In my Dog Fancy magazine that I get, the December issue. They do a thing every year on the years best gifts, also known as Christmas gifts for dog lovers, like us!!

The thing that caught my eye was this new nail clipper. It's called the Quick Finder. I'll post a photo. But this is how it works: It has three light up buttons on it. A red, yellow, and a green one, just like a stop light. The red one is a "no" zone, the yellow is a "yield" zone, and the green one is safte to clip.

Has anyone ever heard of how good they work, I'm debating whether or not to get it. I think it's like 15 dollars...not too bad. And it is battery operated. Any thoughts?

Here's the picture:










What are your thoughts on it?

Thank You!!


----------



## moverking (Feb 26, 2007)

Hmmm, looks interesting, I'll have to google it to find out more.
Here's a tool my daughter saw on an info mercial last night, that looked interesting also:
Peticure - pamper your pet with a peticure


----------



## Phoebe (Feb 8, 2006)

The peticure looks kinder and gentler. Same idea as using a dremel.

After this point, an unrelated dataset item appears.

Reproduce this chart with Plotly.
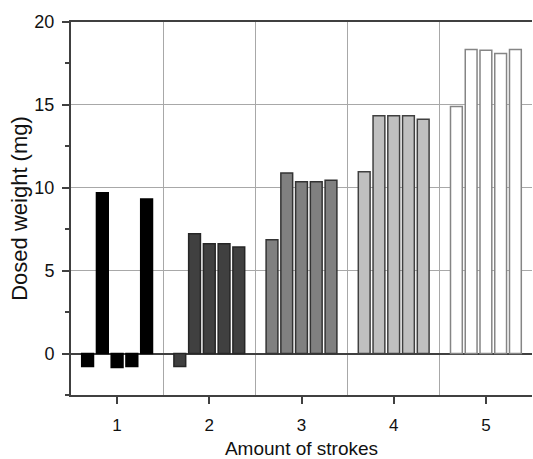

Jan, Seamus, Gracie, Phoebe & Duke


----------



## monomer (Apr 21, 2005)

Very interesting product... anyone know anything about this Quick Finder nail clipper? Anyone try it? BUMP!


----------



## TheHooch (May 9, 2007)

I just don;t really see how the Quick finder could work but I would be interested maybe then I could get Mrs Hooch to do the nails around here. LOL


----------